National Rifle Association executive Wayne LaPierre and other officials of the gun lobby are facing charges of diverting the gun lobby's money for lavish personal expenses. (AFP file photo)

“The move will enable long-term, sustainable growth and ensure the NRA’s continued success as the nation’s leading advocate for constitutional freedom – free from the toxic political environment of New York,” the NRA said in a statement.
A message seeking comment was left with a Dallas lawyer who made the bankruptcy filings on behalf of the NRA and Sea Girt LLC.
Shortly after the announcement, New York Attorney General Letitia James said she would not allow the NRA to “evade accountability” or oversight. Her office’s lawsuit last year highlighted misspending and self-dealing claims that have roiled the NRA and LaPierre in recent years— from hair and makeup for his wife to a $17 million post-employment contract for himself.
“The NRA’s claimed financial status has finally met its moral status: bankrupt,” James said.

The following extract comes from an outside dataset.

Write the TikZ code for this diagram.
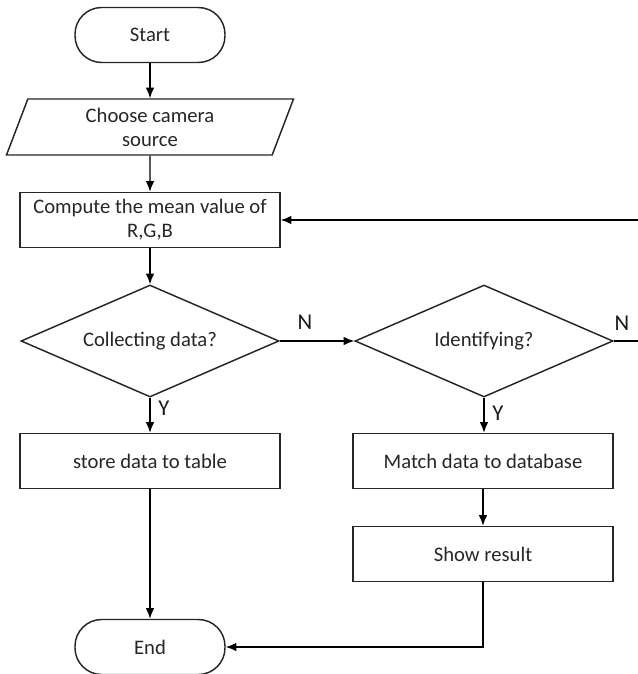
\documentclass[tikz,border=0pt]{standalone}
\usepackage{fontspec}
\setmainfont{Carlito}
\usetikzlibrary{shapes.geometric,arrows.meta}
\begin{document}
\begin{tikzpicture}[x=0.75pt,y=-0.75pt,
  every node/.style={font=\fontsize{15.5}{18}\selectfont, text=black!85},
  base/.style={draw=black!85, line width=1.1pt, inner sep=0pt, align=center},
  terminal/.style={base, rectangle, rounded corners=20pt, minimum width={150*0.75pt}, minimum height={55*0.75pt}},
  procbox/.style={base, rectangle, minimum width={260*0.75pt}, minimum height={55*0.75pt}},
  iobox/.style={base, trapezium, trapezium left angle=61, trapezium right angle=119, trapezium stretches body, minimum width={287*0.75pt}, minimum height={56*0.75pt}},
  decision/.style={base, diamond, aspect=2.3, minimum width={258*0.75pt}, minimum height={112*0.75pt}},
  arrow/.style={draw=black, line width=1.1pt, -{Latex[length=8pt,width=6.5pt]}},
  plain/.style={draw=black, line width=1.1pt},
  lab/.style={font=\fontsize{17}{20}\selectfont, text=black!90}]
\clip (0,0) rectangle (638,674);
\useasboundingbox (0,0) rectangle (638,674);

\node[terminal] (start) at (150,35) {Start};
\node[iobox] (src) at (150,127) {Choose camera\\source};
\node[procbox] (comp) at (150,220) {Compute the mean value of\\R,G,B};
\node[decision] (coll) at (150,341) {Collecting data?};
\node[procbox] (store) at (150,461) {store data to table};
\node[decision] (ident) at (484,341) {Identifying?};
\node[procbox] (match) at (483,461) {Match data to database};
\node[procbox] (show) at (483,554) {Show result};
\node[terminal] (end) at (150,647) {End};

\coordinate (loop) at (660,341);

\draw[arrow] (start) -- (src);
\draw[arrow] (src) -- (comp);
\draw[arrow] (comp) -- (coll);
\draw[arrow] (coll) -- (store);
\draw[arrow] (coll) -- (ident);
\draw[arrow] (ident.south) -- (ident.south |- match.north);
\draw[arrow] (match) -- (show);
\draw[arrow] (store) -- (end);
\draw[arrow] (show.south) |- (end.east);
\draw[arrow] (ident.east) -- (loop) |- (comp.east);

\node[lab] (n1) at (305,322) {N};
\node[lab] (n2) at (622,323) {N};
\node[lab] (y1) at (164,408) {Y};
\node[lab] (y2) at (498,413) {Y};
\end{tikzpicture}
\end{document}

The gun-rights group boasts about 5 million members. Though headquartered in Virginia, the NRA was chartered as a nonprofit in New York in 1871 and is incorporated in the state. Going forward, the NRA said a committee will study opportunities to relocate segments of its operations to Texas and elsewhere.
The NRA’s largest creditor, owed $1.2 million, is Ackerman McQueen, which is the group’s former advertising agency that was behind the now-shuttered NRA TV service. The NRA sued the Oklahoma-based company in 2019, alleging it was being overbilled and said in Friday’s bankruptcy filing that the debt it is owed is disputed. The lawsuit is pending. A message seeking comment was left with Ackerman McQueen.
In the New York lawsuit, Ackerman McQueen was accused of aiding lavish spending by LaPierre and other NRA executives by picking up the tab and then sending a lump sum bill to the organization for “out-of-pocket expenses.”
“No financial filing can ever shroud the moral bankruptcy of Wayne LaPierre and his wife and their lap dogs on the NRA board,” said Bill Powers, an Ackerman McQueen spokesperson and former public affairs director for the NRA.
Court records also show more than $960,000 owed to Membership Marketing Partners LLC, a firm that lists its headquarters at the same address as the NRA. Another $200,000 is owed to Speedway Motorsports, the North Carolina-based company that owns and operates NASCAR tracks, according to the records.
Republican Texas Gov. Greg Abbott quickly welcomed the news, tweeting: “Welcome to Texas — a state that safeguards the 2nd Amendment.” The NRA said it has more than 400,000 members in Texas and plans to hold its annual convention in Houston later this year.